# Facebook sync on CM9?



## ktklein72 (Jul 6, 2011)

I originally upgraded from CM7 A3.5 to CM9 A2 so I had all of my contacts but later on had to uninstall and reinstall the FB app and realized all FB info was gone under Contacts. Under Accounts & Sync nothing happens when I try to add a FB account and cannot find anything within the app itself to start a sync. How can I get everything back in my Contacts from FB?

Sent from HP TouchDroid using Tapatalk


----------



## cobra4014 (Oct 13, 2011)

Because of problems with Facebook and Google, the sync contacts feature was removed. If you want your FB contacts to be saved, get HaxSync off the android market. It's not free, but I think it's worth it.


----------



## ktklein72 (Jul 6, 2011)

Ugh. Thanks for confirming though.

Sent from HP TouchDroid using Tapatalk


----------



## JohanX (Oct 7, 2011)

The Friendcaster app also syncs Facebook contracts.

Sent from my cm_tenderloin using Tapatalk


----------



## ktklein72 (Jul 6, 2011)

HaxSync did teh trick - didn't like the FriendCaster app (even though I am a fan of TweetCaster and SportsCaster). Now if only HaxSync would also sync Twitter contacts like it does Facebook I'd be all set.
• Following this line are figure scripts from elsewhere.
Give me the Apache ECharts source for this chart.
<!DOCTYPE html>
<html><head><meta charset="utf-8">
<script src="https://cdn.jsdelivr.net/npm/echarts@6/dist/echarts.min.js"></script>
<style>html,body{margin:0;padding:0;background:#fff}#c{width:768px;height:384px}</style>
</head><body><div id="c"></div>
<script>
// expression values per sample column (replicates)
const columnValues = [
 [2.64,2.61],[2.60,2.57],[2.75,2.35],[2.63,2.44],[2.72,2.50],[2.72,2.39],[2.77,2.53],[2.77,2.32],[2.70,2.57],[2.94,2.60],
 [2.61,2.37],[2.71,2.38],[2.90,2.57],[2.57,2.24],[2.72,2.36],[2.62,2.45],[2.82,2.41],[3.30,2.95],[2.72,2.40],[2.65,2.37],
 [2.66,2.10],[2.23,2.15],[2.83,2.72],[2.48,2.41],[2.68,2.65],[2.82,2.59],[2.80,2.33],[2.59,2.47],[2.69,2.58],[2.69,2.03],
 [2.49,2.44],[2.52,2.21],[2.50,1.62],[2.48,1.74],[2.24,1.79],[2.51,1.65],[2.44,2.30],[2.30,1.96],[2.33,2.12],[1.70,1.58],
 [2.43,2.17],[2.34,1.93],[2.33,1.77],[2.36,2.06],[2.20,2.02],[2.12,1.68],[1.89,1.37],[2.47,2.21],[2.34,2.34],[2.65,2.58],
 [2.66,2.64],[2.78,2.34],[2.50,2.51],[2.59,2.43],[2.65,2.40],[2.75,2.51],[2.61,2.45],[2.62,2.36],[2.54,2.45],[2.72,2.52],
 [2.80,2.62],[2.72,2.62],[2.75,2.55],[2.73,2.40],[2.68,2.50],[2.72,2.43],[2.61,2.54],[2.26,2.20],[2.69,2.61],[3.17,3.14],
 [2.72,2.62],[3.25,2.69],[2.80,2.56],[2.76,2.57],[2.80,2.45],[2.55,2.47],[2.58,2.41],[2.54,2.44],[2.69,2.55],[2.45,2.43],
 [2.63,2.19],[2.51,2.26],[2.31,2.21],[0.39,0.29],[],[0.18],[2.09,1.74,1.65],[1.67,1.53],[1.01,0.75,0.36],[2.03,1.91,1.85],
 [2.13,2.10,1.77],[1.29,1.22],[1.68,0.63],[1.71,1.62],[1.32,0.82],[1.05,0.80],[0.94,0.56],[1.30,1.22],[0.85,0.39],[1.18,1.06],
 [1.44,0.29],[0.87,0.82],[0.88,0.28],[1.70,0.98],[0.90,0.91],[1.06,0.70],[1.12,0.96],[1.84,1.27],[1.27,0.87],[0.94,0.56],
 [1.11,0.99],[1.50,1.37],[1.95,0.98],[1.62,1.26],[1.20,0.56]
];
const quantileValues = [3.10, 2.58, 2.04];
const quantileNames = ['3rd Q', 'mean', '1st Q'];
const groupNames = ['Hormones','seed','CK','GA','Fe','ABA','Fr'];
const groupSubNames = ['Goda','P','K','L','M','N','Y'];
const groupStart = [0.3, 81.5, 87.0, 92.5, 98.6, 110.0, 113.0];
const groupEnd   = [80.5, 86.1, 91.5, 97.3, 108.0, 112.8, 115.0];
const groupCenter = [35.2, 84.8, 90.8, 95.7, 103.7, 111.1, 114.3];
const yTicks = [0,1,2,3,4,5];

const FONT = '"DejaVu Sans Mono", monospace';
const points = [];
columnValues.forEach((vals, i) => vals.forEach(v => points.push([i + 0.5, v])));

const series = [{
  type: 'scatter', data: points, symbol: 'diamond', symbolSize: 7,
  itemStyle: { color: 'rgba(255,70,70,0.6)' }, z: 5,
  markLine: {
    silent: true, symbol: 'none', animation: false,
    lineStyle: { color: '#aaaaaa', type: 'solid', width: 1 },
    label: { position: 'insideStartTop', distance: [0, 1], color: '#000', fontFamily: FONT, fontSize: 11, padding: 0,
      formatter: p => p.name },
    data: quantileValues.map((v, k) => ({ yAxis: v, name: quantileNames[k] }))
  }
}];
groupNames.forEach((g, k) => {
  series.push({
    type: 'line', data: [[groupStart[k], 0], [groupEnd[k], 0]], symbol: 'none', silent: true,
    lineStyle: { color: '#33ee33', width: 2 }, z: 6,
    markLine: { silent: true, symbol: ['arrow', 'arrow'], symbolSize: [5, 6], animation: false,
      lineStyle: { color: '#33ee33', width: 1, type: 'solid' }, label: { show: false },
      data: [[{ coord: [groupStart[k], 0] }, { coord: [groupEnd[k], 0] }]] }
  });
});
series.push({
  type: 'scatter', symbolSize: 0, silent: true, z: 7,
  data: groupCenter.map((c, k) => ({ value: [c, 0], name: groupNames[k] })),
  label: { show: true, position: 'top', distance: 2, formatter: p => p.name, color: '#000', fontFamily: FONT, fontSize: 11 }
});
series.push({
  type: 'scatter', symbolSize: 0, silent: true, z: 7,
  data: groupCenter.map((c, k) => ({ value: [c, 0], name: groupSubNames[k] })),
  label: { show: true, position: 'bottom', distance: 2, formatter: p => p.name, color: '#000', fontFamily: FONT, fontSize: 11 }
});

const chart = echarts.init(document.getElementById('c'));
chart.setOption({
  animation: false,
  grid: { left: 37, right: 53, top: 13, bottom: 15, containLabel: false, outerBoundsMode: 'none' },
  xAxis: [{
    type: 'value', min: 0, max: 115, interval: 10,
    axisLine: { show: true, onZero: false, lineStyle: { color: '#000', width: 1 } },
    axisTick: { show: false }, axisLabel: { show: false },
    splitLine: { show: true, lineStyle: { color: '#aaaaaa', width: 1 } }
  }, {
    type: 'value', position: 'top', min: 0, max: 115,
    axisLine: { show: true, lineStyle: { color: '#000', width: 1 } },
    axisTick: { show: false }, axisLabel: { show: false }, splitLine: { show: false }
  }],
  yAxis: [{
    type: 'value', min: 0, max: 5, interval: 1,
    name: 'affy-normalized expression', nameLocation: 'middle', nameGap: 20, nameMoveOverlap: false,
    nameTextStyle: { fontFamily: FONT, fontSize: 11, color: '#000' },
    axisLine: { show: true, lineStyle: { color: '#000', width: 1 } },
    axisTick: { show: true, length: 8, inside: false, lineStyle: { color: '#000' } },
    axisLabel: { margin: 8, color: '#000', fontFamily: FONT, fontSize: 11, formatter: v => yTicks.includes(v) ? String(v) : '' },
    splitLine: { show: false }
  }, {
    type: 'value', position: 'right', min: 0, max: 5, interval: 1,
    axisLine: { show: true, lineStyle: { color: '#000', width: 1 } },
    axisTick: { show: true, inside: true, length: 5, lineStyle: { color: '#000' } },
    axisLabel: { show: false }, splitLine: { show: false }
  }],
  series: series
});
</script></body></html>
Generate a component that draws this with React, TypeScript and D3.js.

I hope at some point CM9 evolves to a point where the native syncing of FB & T is possible w/o a 3rd-party hack.


----------



## Unkoil (Oct 24, 2011)

I use Friends Sync (fsync) Its free and works well.
https://market.android.com/details?id=org.watto.program.android.sync.facebook&feature=search_result#?t=W251bGwsMSwyLDEsIm9yZy53YXR0by5wcm9ncmFtLmFuZHJvaWQuc3luYy5mYWNlYm9vayJd


----------



## ktklein72 (Jul 6, 2011)

Gonna try that sync app too. Thanks for the recommendation.

Sent from HP TouchDroid using Tapatalk


----------